Hannah Harber of the band Hannah Harber & The Lionhearts joins Intersection to discuss the making of their debut album, “Long Time Coming,” which was released on Jan. 9.

Harber and her band began the creative process for the album about a year ago, with fans donating money to them through a Kickstarter campaign. The band recorded all of the album’s instrumentation at the Pioneer Sound Recording Studio in Casselberry before traveling to Nashville, Tennessee, to do the vocals and audio mixing.

Hannah Harber & The Lionhearts has built a Central Florida following with performances at local venues like Gram Parsons Derry Down in Winter Haven. Harber, a University of Florida alum, and her bandmates have embraced their roots, even incorporating a photo of an old Florida motel sign that used to sit on SW 13th Street in Gainesville into their t-shirt design. Harber described the design as “Florida-honoring.”

Harber says she believes the band has contributed to the trend of homegrown musicians in Florida.

“We’re hoping to honor those that came before us and also tap into whatever feels like an honest sound to be made right now,” Harber says.

Harber’s husband, Thomas Wynn, produced “Long Time Coming,” and played drums on some of its tracks.

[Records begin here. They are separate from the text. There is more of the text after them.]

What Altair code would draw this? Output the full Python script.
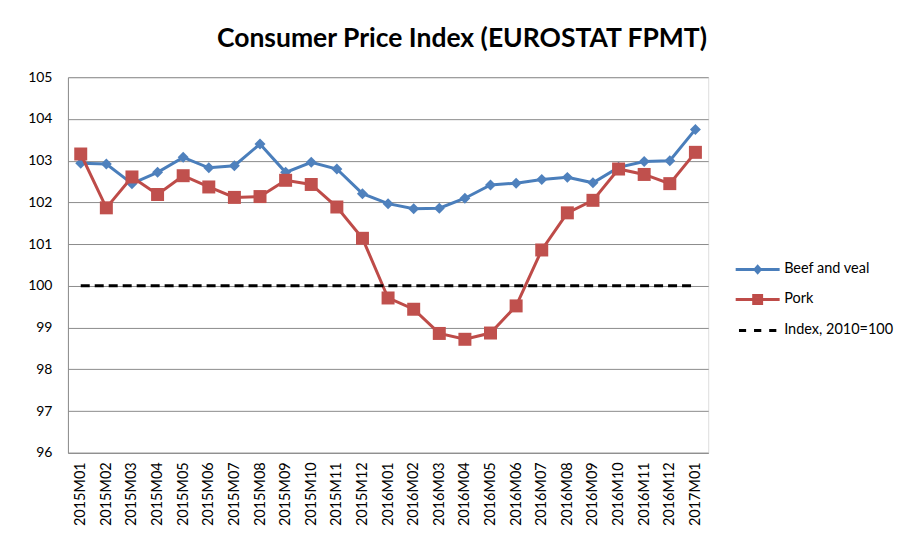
import altair as alt
import pandas as pd

months = ["2015M01", "2015M02", "2015M03", "2015M04", "2015M05", "2015M06",
          "2015M07", "2015M08", "2015M09", "2015M10", "2015M11", "2015M12",
          "2016M01", "2016M02", "2016M03", "2016M04", "2016M05", "2016M06",
          "2016M07", "2016M08", "2016M09", "2016M10", "2016M11", "2016M12",
          "2017M01"]
beef = [102.94, 102.92, 102.45, 102.72, 103.08, 102.83, 102.88, 103.40, 102.72,
        102.96, 102.80, 102.21, 101.97, 101.85, 101.86, 102.10, 102.42, 102.46,
        102.55, 102.60, 102.47, 102.84, 102.98, 103.00, 103.75]
pork = [103.16, 101.87, 102.61, 102.19, 102.64, 102.37, 102.12, 102.14, 102.53,
        102.43, 101.89, 101.14, 99.71, 99.44, 98.86, 98.72, 98.87, 99.52,
        100.86, 101.75, 102.05, 102.80, 102.67, 102.45, 103.20]
index_line = [100, 100, 100, 100, 100, 100, 100, 100, 100, 100, 100, 100, 100,
              100, 100, 100, 100, 100, 100, 100, 100, 100, 100, 100, 100]
series = ["Beef and veal", "Pork", "Index, 2010=100"]
y_ticks = [96, 97, 98, 99, 100, 101, 102, 103, 104, 105]

BLUE_LINE = "#4A7EBB"
BLUE_MARK = "#4F81BD"
RED_LINE = "#BE4B48"
RED_MARK = "#C0504D"
GRID = "#8C8C8C"
FONT = "Lato"

rows = []
for name, vals in zip(series, [beef, pork, index_line]):
    for m, v in zip(months, vals):
        rows.append({"month": m, "value": v, "series": name})
df = pd.DataFrame(rows)

x_enc = alt.X("month:O", sort=months,
              scale=alt.Scale(domain=months),
              axis=alt.Axis(title=None, labelAngle=-90, ticks=False,
                            labelPadding=9, labelFontSize=14.5, labelFont=FONT,
                            labelColor="#000000", domainColor=GRID,
                            domainWidth=1, grid=False))
y_enc = alt.Y("value:Q",
              scale=alt.Scale(domain=[96, 105], nice=False, zero=False),
              axis=alt.Axis(title=None, values=y_ticks, ticks=False,
                            labelPadding=16, labelFontSize=14, labelFont=FONT,
                            labelColor="#000000", grid=True, gridColor=GRID,
                            gridWidth=1, domainColor=GRID, domainWidth=1))

base = alt.Chart(df).encode(x=x_enc, y=y_enc)

beef_line = base.transform_filter(alt.datum.series == series[0]).mark_line(
    color=BLUE_LINE, strokeWidth=3)
beef_pts = base.transform_filter(alt.datum.series == series[0]).mark_point(
    shape="diamond", filled=True, size=121, color=BLUE_MARK, opacity=1)
pork_line = base.transform_filter(alt.datum.series == series[1]).mark_line(
    color=RED_LINE, strokeWidth=3)
pork_pts = base.transform_filter(alt.datum.series == series[1]).mark_point(
    shape="square", filled=True, size=169, color=RED_MARK, opacity=1)
idx_line = base.transform_filter(alt.datum.series == series[2]).mark_line(
    color="#000000", strokeWidth=3, strokeDash=[9, 5])

# legend symbols: line + marker drawn as custom paths
legend_paths = [
    "M-2,0H2M0,-0.27L0.24,0L0,0.27L-0.24,0Z",
    "M-2,0H2M-0.36,-0.36H0.36V0.36H-0.36Z",
    "M-1.7,0H-1.05M-0.33,0H0.33M1.05,0H1.7",
]
legend_fill = [BLUE_MARK, RED_MARK, "#000000"]
legend_stroke = [BLUE_LINE, RED_LINE, "#000000"]

leg = alt.Legend(title=None, orient="none", legendX=678, legendY=180,
                 padding=0, labelFontSize=14.5, labelFont=FONT,
                 labelColor="#000000", symbolSize=484, symbolStrokeWidth=3,
                 rowPadding=8, labelOffset=14, symbolOpacity=1)

legend_src = base.transform_filter("false").mark_point(filled=True).encode(
    fill=alt.Fill("series:N", scale=alt.Scale(domain=series, range=legend_fill),
                  legend=leg),
    stroke=alt.Stroke("series:N",
                      scale=alt.Scale(domain=series, range=legend_stroke),
                      legend=leg),
    shape=alt.Shape("series:N",
                    scale=alt.Scale(domain=series, range=legend_paths),
                    legend=leg),
)

chart = alt.layer(beef_line, beef_pts, pork_line, pork_pts, idx_line,
                  legend_src).properties(
    width=641, height=376,
    title=alt.TitleParams("Consumer Price Index (EUROSTAT FPMT)",
                          fontSize=26.5, font=FONT, fontWeight="bold",
                          color="#000000", anchor="middle", dx=74,
                          offset=18),
    autosize=alt.AutoSizeParams(type="none"),
    padding={"left": 60, "top": 69, "right": 190, "bottom": 82},
).configure_view(stroke=None).configure(background="#ffffff")

chart.save("out.html", embed_options={"renderer": "svg", "actions": False})
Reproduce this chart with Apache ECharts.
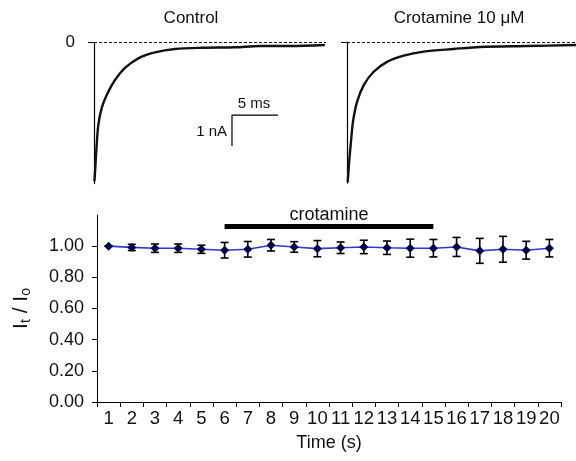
<!DOCTYPE html>
<html><head><meta charset="utf-8">
<script src="https://cdn.jsdelivr.net/npm/echarts@6.0.0/dist/echarts.min.js"></script>
<style>html,body{margin:0;padding:0;background:#fff}#c{width:576px;height:461px}</style>
</head><body><div id="c"></div>
<script>
// ---- Top panel: current traces (time in ms, current in nA) ----
const controlTime    = [0.05, 0.16, 0.29, 0.47, 0.84, 1.38, 2.28, 3.37, 4.82, 6.63, 8.8, 11.71, 15.33, 18.04, 21.3, 25.1];
const controlCurrent = [-4.47, -3.95, -3.31, -2.66, -2.11, -1.69, -1.21, -0.82, -0.51, -0.32, -0.21, -0.17, -0.155, -0.113, -0.113, -0.08];
const crotTime    = [0.08, 0.25, 0.43, 0.65, 1.09, 1.82, 2.9, 4.35, 6.16, 8.34, 11.6, 14.46, 19.57, 24.89];
const crotCurrent = [-4.52, -3.81, -3.22, -2.57, -1.93, -1.39, -0.96, -0.64, -0.44, -0.31, -0.226, -0.16, -0.13, -0.097];
// scale bar: 5 ms horizontal, 1 nA vertical
const scaleBarTime    = [15, 15, 20];
const scaleBarCurrent = [-3.34, -2.34, -2.34];

// ---- Bottom panel: normalized current It/Io ----
const categories = ['1','2','3','4','5','6','7','8','9','10','11','12','13','14','15','16','17','18','19','20'];
const ratioMean = [1.000, 0.992, 0.987, 0.987, 0.980, 0.974, 0.980, 1.006, 0.995, 0.984, 0.990, 0.995, 0.990, 0.987, 0.987, 0.995, 0.970, 0.980, 0.974, 0.987];
const ratioErr  = [0.000, 0.020, 0.027, 0.027, 0.026, 0.050, 0.050, 0.037, 0.034, 0.052, 0.037, 0.043, 0.043, 0.058, 0.056, 0.061, 0.080, 0.083, 0.057, 0.056];
const yTicks = [0, 0.2, 0.4, 0.6, 0.8, 1.0];
const crotamineStart = '6', crotamineEnd = '15', crotamineLevel = 1.13;

const FONT = "'Liberation Sans', Arial, Helvetica, sans-serif";
const zip = (a, b) => a.map((v, i) => [v, b[i]]);

const chart = echarts.init(document.getElementById('c'), null, {renderer: 'canvas'});
const option = {
  animation: false,
  textStyle: {fontFamily: FONT},
  grid: [
    {left: 94, top: 42.5, width: 232, height: 141.05},
    {left: 347, top: 42, width: 229, height: 141.05},
    {left: 94, top: 215, right: 15, bottom: 59}
  ],
  xAxis: [
    {gridIndex: 0, type: 'value', min: 0, max: 25.22, show: false},
    {gridIndex: 1, type: 'value', min: 0, max: 24.89, show: false},
    {gridIndex: 2, type: 'category', data: categories, boundaryGap: true,
     axisLine: {lineStyle: {color: '#000', width: 1}},
     axisTick: {show: true, length: 5, interval: 0, lineStyle: {color: '#000'}},
     axisLabel: {interval: 0, fontSize: 18.5, color: '#111', margin: 7, fontFamily: FONT},
     name: 'Time (s)', nameLocation: 'middle', nameGap: 32,
     nameTextStyle: {fontSize: 18, color: '#111', fontFamily: FONT}}
  ],
  yAxis: [
    {gridIndex: 0, type: 'value', min: -4.55, max: 0,
     axisLine: {show: true, lineStyle: {color: '#000', width: 1.2}},
     axisTick: {show: true, customValues: [0], length: 6, lineStyle: {color: '#000'}},
     axisLabel: {show: true, customValues: [0], fontSize: 17, color: '#111', margin: 19, fontFamily: FONT},
     splitLine: {show: false}},
    {gridIndex: 1, type: 'value', min: -4.55, max: 0,
     axisLine: {show: true, lineStyle: {color: '#000', width: 1.2}},
     axisTick: {show: true, customValues: [0], length: 6, lineStyle: {color: '#000'}},
     axisLabel: {show: false},
     splitLine: {show: false}},
    {gridIndex: 2, type: 'value', min: 0, max: 1.2,
     axisLine: {show: true, lineStyle: {color: '#000', width: 1}},
     axisTick: {show: true, customValues: yTicks, length: 5, lineStyle: {color: '#000'}},
     axisLabel: {customValues: yTicks, formatter: v => v.toFixed(2), fontSize: 18, color: '#111', margin: 13, fontFamily: FONT},
     splitLine: {show: false},
     name: '{i|I}{s|t}{i| / I}{s|o}', nameLocation: 'middle', nameRotate: 90, nameGap: 64,
     nameTextStyle: {color: '#111', fontFamily: FONT, rich: {
       i: {fontSize: 21, lineHeight: 22, verticalAlign: 'top', fontFamily: FONT, color: '#111'},
       s: {fontSize: 14, lineHeight: 14, padding: [11, 0, 0, 0], verticalAlign: 'bottom', fontFamily: FONT, color: '#111'}
     }}}
  ],
  graphic: [
    {type: 'text', x: 191, y: 18, style: {text: 'Control', fontSize: 17, fontFamily: FONT, fill: '#111', align: 'center', verticalAlign: 'middle'}},
    {type: 'text', x: 459, y: 18, style: {text: 'Crotamine 10 \u03bcM', fontSize: 17, fontFamily: FONT, fill: '#111', align: 'center', verticalAlign: 'middle'}},
    {type: 'text', x: 254, y: 104, style: {text: '5 ms', fontSize: 15, fontFamily: FONT, fill: '#111', align: 'center', verticalAlign: 'middle'}},
    {type: 'text', x: 227, y: 132, style: {text: '1 nA', fontSize: 15, fontFamily: FONT, fill: '#111', align: 'right', verticalAlign: 'middle'}}
  ],
  series: [
    {type: 'line', xAxisIndex: 0, yAxisIndex: 0, data: zip(controlTime, controlCurrent),
     showSymbol: false, smooth: 0.3, lineStyle: {color: '#111', width: 2.4},
     markLine: {silent: true, symbol: ['none', 'none'], label: {show: false},
       lineStyle: {color: '#000', type: [3, 2], width: 1}, data: [{yAxis: 0}]}},
    {type: 'line', xAxisIndex: 1, yAxisIndex: 1, data: zip(crotTime, crotCurrent),
     showSymbol: false, smooth: 0.3, lineStyle: {color: '#111', width: 2.4},
     markLine: {silent: true, symbol: ['none', 'none'], label: {show: false},
       lineStyle: {color: '#000', type: [3, 2], width: 1}, data: [{yAxis: 0}]}},
    {type: 'line', xAxisIndex: 0, yAxisIndex: 0, data: zip(scaleBarTime, scaleBarCurrent),
     showSymbol: false, lineStyle: {color: '#000', width: 1.2}},
    {type: 'custom', xAxisIndex: 2, yAxisIndex: 2, z: 2,
     data: ratioMean.map((m, i) => [i, m - ratioErr[i], m + ratioErr[i]]),
     renderItem: function (params, api) {
       const lo = api.coord([api.value(0), api.value(1)]);
       const hi = api.coord([api.value(0), api.value(2)]);
       const w = 4;
       const st = {stroke: '#000', lineWidth: 1.6};
       return {type: 'group', children: [
         {type: 'line', shape: {x1: lo[0], y1: lo[1], x2: hi[0], y2: hi[1]}, style: st},
         {type: 'line', shape: {x1: lo[0] - w, y1: lo[1], x2: lo[0] + w, y2: lo[1]}, style: st},
         {type: 'line', shape: {x1: hi[0] - w, y1: hi[1], x2: hi[0] + w, y2: hi[1]}, style: st}
       ]};
     }},
    {type: 'line', xAxisIndex: 2, yAxisIndex: 2, z: 3, data: ratioMean,
     symbol: 'diamond', symbolSize: 9, itemStyle: {color: '#00004a'},
     lineStyle: {color: '#2a3acc', width: 1.6},
     markLine: {silent: true, symbol: ['none', 'none'],
       lineStyle: {color: '#000', type: 'solid', width: 5, cap: 'butt'},
       label: {show: true, formatter: 'crotamine', position: 'middle', fontSize: 18, color: '#111', fontFamily: FONT, distance: 2},
       data: [[{coord: [crotamineStart, crotamineLevel]}, {coord: [crotamineEnd, crotamineLevel]}]]}}
  ]
};
chart.setOption(option);
</script>
</body></html>
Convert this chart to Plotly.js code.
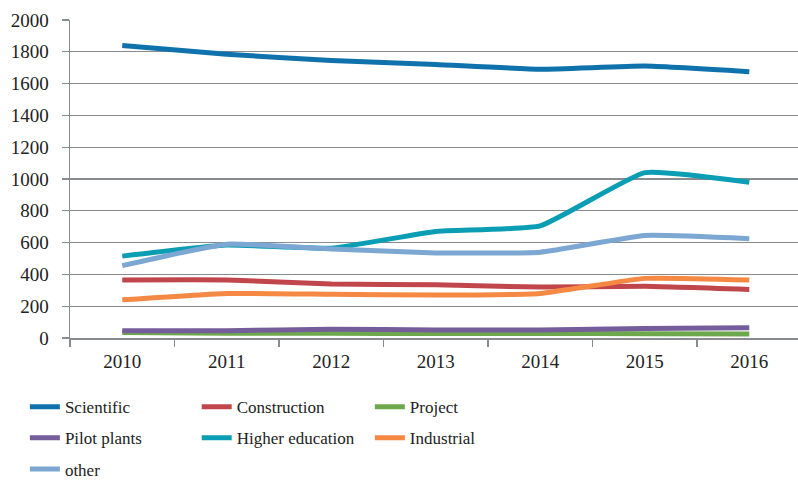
<!DOCTYPE html>
<html>
<head>
<meta charset="utf-8">
<script src="https://cdn.plot.ly/plotly-3.0.1.min.js"></script>
<style>
html,body{margin:0;padding:0;background:#fff}
#chart{width:798px;height:481px}
#chart text{font-family:"Liberation Serif","Times New Roman",serif !important;}
</style>
</head>
<body>
<div id="chart"></div>
<script>
var years = ["2010", "2011", "2012", "2013", "2014", "2015", "2016"];
var scientific = [1840, 1785, 1745, 1720, 1690, 1710, 1675];
var construction = [365, 365, 340, 335, 320, 325, 305];
var project = [35, 30, 30, 28, 28, 27, 25];
var pilotPlants = [45, 46, 55, 50, 50, 60, 65];
var higherEducation = [515, 585, 565, 670, 705, 1040, 980];
var industrial = [240, 280, 275, 270, 280, 375, 365];
var other = [455, 590, 560, 535, 540, 645, 625];
var yTicks = [0, 200, 400, 600, 800, 1000, 1200, 1400, 1600, 1800, 2000];

var series = [
  {name: "Scientific", y: scientific, color: "#0f72ac", legend: "legend"},
  {name: "Construction", y: construction, color: "#c0464b", legend: "legend2"},
  {name: "Project", y: project, color: "#6ea84c", legend: "legend3"},
  {name: "Pilot plants", y: pilotPlants, color: "#755d9b", legend: "legend"},
  {name: "Higher education", y: higherEducation, color: "#0a9db3", legend: "legend2"},
  {name: "Industrial", y: industrial, color: "#f58943", legend: "legend3"},
  {name: "other", y: other, color: "#7ca7d2", legend: "legend"}
];

var data = series.map(function(s){
  return {
    type: "scatter", mode: "lines", x: years, y: s.y, name: s.name,
    legend: s.legend, legendgroup: s.name,
    line: {color: s.color, width: 5, shape: "spline", smoothing: 0.4},
    hoverinfo: "skip"
  };
});

function mkFont(sz){ return {family: "Times New Roman", size: sz, color: "#222"}; }
function leg(x){
  return {x: x, y: 0.191, xref: "container", yref: "container", xanchor: "left", yanchor: "top", orientation: "v",
    traceorder: "grouped", tracegroupgap: 6, font: mkFont(17), bgcolor: "rgba(0,0,0,0)", borderwidth: 0};
}

var layout = {
  width: 798, height: 481,
  margin: {l: 70, r: 0, t: 20, b: 143, autoexpand: false},
  paper_bgcolor: "#fff", plot_bgcolor: "#fff",
  showlegend: true,
  legend: leg(0.0312),
  legend2: leg(0.2465),
  legend3: leg(0.4635),
  xaxis: {
    type: "category", range: [-0.5, 6.466], automargin: false,
    showgrid: false, showline: true, linecolor: "#888c8e", linewidth: 1.5,
    ticks: "outside", tickson: "boundaries", ticklen: 7, tickcolor: "#888c8e", tickwidth: 1.5,
    ticklabelstandoff: 6,
    tickfont: mkFont(19), zeroline: false
  },
  yaxis: {
    range: [0, 2000], tickvals: yTicks, ticktext: yTicks.map(String), automargin: false,
    showgrid: true, gridcolor: "#888c8e", gridwidth: 1.3,
    showline: true, linecolor: "#888c8e", linewidth: 1.5,
    ticks: "outside", ticklen: 7, tickcolor: "#888c8e", tickwidth: 1.3,
    ticklabelstandoff: 9,
    tickfont: mkFont(19), zeroline: false
  }
};

Plotly.newPlot("chart", data, layout, {staticPlot: true, displayModeBar: false});
</script>
</body>
</html>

The couple tried to separate their personal and professional relationships as much as possible.

“It’s funny to have your creative life combined with your personal life in that way, and so we try not to let too much of the connection that we have personally be what supersedes a creative endeavor,” she says.

As a young musician, Harber emulated the vocals of established singers like Patty Griffin, but she has learned to use her natural singing abilities to convey messages through song. Seeing bands like The Avett Brothers and The Ducks with her parents while growing up helped to show her that musicians with all types of vocal range can be successful, she said.

“I just really latched onto this idea that you can sound however you want to sound and chase the muse however you like to, but as long as it feels honest to you,” Harber said.